National Science Foundation

Award Number

It is estimated that cybercrime costs the global economy around $445 billion annually, particularly due to intellectual property theft and financial fraud using stolen consumer data. Incidents of large-scale hacking and data theft occur regularly, with many cyberattacks resulting in theft of sensitive personal information or intellectual property. Cybersecurity will remain a critical problem for the foreseeable future, necessitating more research on a large, diverse, covert and evolving international hacker community. Computer science and social science researchers face non-trivial challenges, such as the technical difficulties in data collection and analytics, the massive volume of data collection, the heterogeneity and covert nature of data elements, and the ability to comprehend common hacker terms and concepts across regions. In order to alleviate these challenges, this project has two research goals: 1) advance current capabilities for scalable identification, collection, and analysis of international hacker community contents, and 2) make contributions to the cybersecurity community by developing new big data techniques that could enable researchers to conduct analyses on hacker content and other related domains. The impact of the project is made through the sharing and dissemination of our comprehensive hacker community data collection, advanced collection strategies, and innovative analytical approaches within the NSF Secure and Trustworthy Cyberspace data science and other communities.

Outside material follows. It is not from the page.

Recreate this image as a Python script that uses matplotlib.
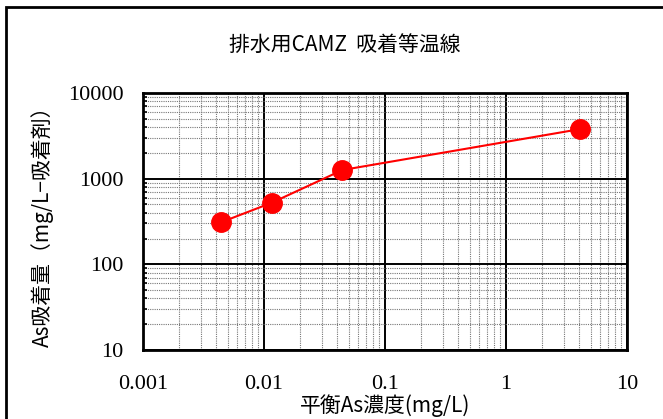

This project aims to develop a large, comprehensive and longitudinal testbed of all significant international online hacker community contents, including: forums, IRCs, underground economies, and other emerging hacker assets, for the cybersecurity and big data communities. The analytical approaches mainly aim to address the large-scale international hacker community content analysis for proactive cyber threat intelligence (CTI). In order to analyze hacker contents, the project develops an innovative, holistic, and proactive CTI framework encompassing Cross-Lingual Knowledge Transfer to alleviate the language barrier, Nonparametric Supervised Topic Modeling to profile key hacker assets, and Scalable Dynamic Topic Modeling to inform emerging threat detection. UA's National Security Agency-designated Center of Academic Excellence in Cyber Defense, Research, and Operations, NSF Scholarship-for-Service (SFS) Cyber-Corps, and top-ranked Master's in Cybersecurity programs position the project for synergy with teaching and research. Techniques developed in this project not only advance CTI knowledge, but also deep transfer learning, deep generative modeling, supervised topic modeling, dynamic topic modeling, neural variational inference, and numerous other important domains. Results from this research will be disseminated through various academic and cybersecurity industry channels such as undergraduate and graduate curricula, IEEE Intelligence and Security Informatics conference, National Cyber-Forensics Training Alliance (NCFTA), The Society for the Policing of Cyberspace (POLCYB), and NSF CyberCorps SFS.